2: Everything You Read on the Internet is True

The Internet has revolutionized the publishing and media industries. Anyone with an Internet connection can instantly share their thoughts and opinions with a worldwide audience. The result, according to Google, is that there are well over a trillion unique Web pages [source: Alpert].
Since anyone can publish a Web site, you can never tell where that information comes from. That's not the case: By using a relatively simple set of guidelines, you can evaluate the credibility of information on any Web site.
The first thing you should examine is the Web address itself. Does it end in .gov or .edu? Does it include a person's name? With nothing more than a URL, you already have a good indication of the source of the material.
If the online material is an article, does it include the author's name and publication date? Search the author's name and find out more about his or her experience and expertise. If the article is old, consider whether it covers the kind of information that changes quickly.
If you don't recognize the name of the Web site from an offline publication -- newspaper, magazine or TV show -- read the site's "about" section to find out more. Look for clear signs of bias or commercial interests.
Above all, say the librarians of the University of California at Berkeley, you should approach all online information with "healthy skepticism" [source: UC Berkeley]. Use the same analytical tools you would use to examine any other form of media. In other words, consider the source.

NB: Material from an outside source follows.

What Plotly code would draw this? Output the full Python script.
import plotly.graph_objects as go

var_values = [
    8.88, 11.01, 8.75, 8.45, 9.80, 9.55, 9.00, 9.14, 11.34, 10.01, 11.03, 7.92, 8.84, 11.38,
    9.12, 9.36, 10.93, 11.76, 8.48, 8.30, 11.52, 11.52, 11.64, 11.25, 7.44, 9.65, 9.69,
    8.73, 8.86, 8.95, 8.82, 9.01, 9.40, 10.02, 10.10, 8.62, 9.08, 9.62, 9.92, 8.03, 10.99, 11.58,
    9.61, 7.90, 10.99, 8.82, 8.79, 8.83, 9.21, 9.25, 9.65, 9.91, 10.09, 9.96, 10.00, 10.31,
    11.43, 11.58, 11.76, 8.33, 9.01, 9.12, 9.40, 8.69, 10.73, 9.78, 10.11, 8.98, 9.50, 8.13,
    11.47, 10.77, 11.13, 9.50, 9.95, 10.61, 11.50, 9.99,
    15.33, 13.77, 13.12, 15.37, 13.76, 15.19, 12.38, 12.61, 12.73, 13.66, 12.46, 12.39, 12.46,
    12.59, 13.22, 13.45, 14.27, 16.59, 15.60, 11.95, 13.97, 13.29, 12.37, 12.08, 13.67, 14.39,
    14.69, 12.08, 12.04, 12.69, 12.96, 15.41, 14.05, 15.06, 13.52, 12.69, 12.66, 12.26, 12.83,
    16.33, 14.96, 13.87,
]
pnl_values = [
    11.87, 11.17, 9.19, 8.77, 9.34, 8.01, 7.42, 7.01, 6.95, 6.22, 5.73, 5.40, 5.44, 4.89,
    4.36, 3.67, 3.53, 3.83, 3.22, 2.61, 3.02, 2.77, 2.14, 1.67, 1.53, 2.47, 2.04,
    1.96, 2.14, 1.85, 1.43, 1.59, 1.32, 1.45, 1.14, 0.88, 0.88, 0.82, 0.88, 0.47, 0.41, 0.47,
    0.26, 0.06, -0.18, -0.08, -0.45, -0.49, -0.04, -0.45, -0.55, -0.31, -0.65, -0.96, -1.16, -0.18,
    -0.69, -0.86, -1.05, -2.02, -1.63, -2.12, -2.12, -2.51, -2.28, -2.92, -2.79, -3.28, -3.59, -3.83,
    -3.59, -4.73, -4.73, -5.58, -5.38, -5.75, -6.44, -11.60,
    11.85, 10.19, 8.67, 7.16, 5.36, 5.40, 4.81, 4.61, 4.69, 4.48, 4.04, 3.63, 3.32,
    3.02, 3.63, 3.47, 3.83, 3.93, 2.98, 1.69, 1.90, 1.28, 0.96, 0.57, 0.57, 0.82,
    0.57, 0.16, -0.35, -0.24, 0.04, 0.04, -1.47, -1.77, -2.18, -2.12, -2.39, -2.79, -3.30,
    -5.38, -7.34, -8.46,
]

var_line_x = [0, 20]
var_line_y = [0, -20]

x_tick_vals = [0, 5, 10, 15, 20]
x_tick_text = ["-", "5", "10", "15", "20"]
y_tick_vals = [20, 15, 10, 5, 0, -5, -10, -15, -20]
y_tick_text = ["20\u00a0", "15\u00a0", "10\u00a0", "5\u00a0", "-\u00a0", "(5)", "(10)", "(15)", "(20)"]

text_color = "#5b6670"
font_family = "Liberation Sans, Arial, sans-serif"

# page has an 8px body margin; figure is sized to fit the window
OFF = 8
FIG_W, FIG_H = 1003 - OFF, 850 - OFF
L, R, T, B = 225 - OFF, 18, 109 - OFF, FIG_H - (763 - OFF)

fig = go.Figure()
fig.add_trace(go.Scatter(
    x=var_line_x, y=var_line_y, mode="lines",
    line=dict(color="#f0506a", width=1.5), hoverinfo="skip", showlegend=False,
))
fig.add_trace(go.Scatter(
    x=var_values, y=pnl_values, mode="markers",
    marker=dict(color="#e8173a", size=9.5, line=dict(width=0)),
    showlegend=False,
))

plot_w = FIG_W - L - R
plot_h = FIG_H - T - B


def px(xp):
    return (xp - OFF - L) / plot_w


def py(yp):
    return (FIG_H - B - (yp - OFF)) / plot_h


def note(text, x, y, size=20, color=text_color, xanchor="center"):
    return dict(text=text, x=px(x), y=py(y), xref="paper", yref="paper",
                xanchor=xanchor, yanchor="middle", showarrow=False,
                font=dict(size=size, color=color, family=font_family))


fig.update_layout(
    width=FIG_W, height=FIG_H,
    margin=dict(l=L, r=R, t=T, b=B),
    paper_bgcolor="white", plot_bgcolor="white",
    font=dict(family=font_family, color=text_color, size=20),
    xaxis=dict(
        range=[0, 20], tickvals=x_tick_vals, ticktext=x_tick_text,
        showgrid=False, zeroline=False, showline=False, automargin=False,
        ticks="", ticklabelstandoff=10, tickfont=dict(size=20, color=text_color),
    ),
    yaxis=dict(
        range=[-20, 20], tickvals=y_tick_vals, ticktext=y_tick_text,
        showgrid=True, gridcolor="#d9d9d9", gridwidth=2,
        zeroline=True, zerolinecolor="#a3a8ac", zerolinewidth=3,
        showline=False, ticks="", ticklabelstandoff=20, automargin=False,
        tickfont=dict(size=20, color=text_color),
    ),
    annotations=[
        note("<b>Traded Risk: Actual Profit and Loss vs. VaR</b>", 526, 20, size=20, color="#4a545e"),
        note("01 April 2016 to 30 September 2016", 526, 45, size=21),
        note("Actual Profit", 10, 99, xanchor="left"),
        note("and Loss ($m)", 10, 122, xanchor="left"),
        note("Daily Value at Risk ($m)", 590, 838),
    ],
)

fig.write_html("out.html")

1: The Internet Will Make You Rich

Dallas Mavericks owner Mark Cuban.
Doug Pensinger/Getty Images Sport
Dallas Mavericks owner Mark Cuban made his fortune in 1999 when Yahoo! bought his Internet startup, Broadcast.com, for $5 billion. Despite the billions that many made during the dot-com boom, Cuban's story is the exception, not the rule.
If you believe the "I make $50,000 a day online!" advertisements and spam e-mails touting the "Millionaire's Secrets to E-Trading," then the Internet is one big gold mine just waiting for a shovel. Or someone has a gorgeous suspension bridge in Brooklyn to sell you.
It's true that a few visionary -- and lucky -- entrepreneurs cashed in big when venture capitalists and large brick-and-mortar companies funneled billions into their fledgling tech startups during the dot-com boom years. Huge flops like Webvan, eToys and Pets.com made news, but the memory of these flameouts would fade with time [source: German].
From a business perspective, it's still tempting to think of the Internet as a magic bullet for increasing sales on any existing product or service. After all, if millions of people are online, then you must have a huge customer base. Then again, you may not.
Effective online marketing is a tricky business. It requires savvy search engine optimization, complicated online advertising models and sometimes even expensive offline commercials. The sad thing is that even if you can convince millions of people to visit your site, there's no guarantee that they're going to buy anything [source: Borrego].
There's no formula designed to ensure online business success. On fact, most online businesses succeed or fail by the same principles as offline businesses. The quality of the product or service is the most important of all, followed by your ability to forge and maintain excellent relationships with employees, business partners and customers [source: Holloway].